The 2014 meeting of the World Economic Forum drew more than 40 heads of state, including then-president of Ukraine, Viktor Yanukovich, as well as Mexico’s Enrique Pena Nieto, Japanese Prime Minister Shinzo Abe, British Prime Minister David Cameron, Brazilian Presient Dilma Rousseff, Iranian President Hassan Rouhani, Israeli Prime Minister Benjamin Netanyahu and Nigeria’s Goodluck Jonathan. U.S. Treasury Secretary Jacob Lew and prominent central bankers such as Mario Draghi and Mark Carney also attended alongside IMF Managing Director Christine Lagarde and World Bank president Jim Yong Kim.
As the meeting began, a major report by the World Economic Forum was published, declaring that the “single biggest risk to the world in 2014” was the widening “gap between rich and poor.” Thus, income inequality and “social unrest are the issue[s] most likely to have a big impact on the world economy in the next decade.” The report warned that the world was witnessing the “lost generation” of youth around the world who lack jobs and opportunities, which “could easily boil over into social upheaval,” citing recent examples in Brazil and Thailand.
Brazilian President Dilma Rousseff is due to attend the annual Davos meeting this week.
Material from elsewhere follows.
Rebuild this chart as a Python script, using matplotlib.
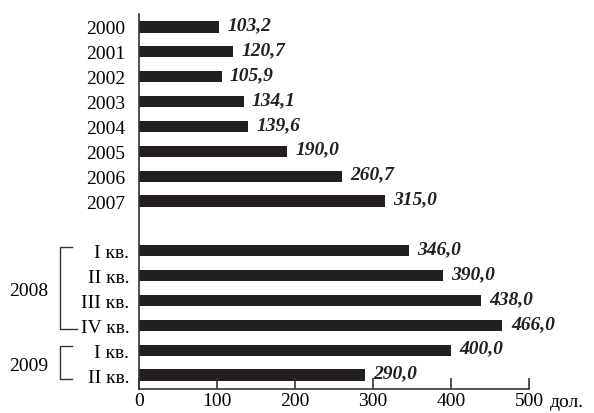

But just prior to that meeting, violent protests erupted in the streets of Brazil in opposition to austerity measures imposed by President Rousseff, recalling “the beginnings of the mass street demonstrations that rocked Brazil in June 2013.” One wonders whether Rousseff will be attending next year’s meeting of the WEF, or whether she will still even be president.
Indeed, the growth and power of the Davos Class has grown with – and spurred – the development of global unrest, protests, resistance movements and revolution. As Davos welcomes the global plutocrats to 2015, no doubt they’ll be reminded of the repercussions of the “market system” as populations around the world remind their leaders of the power of people.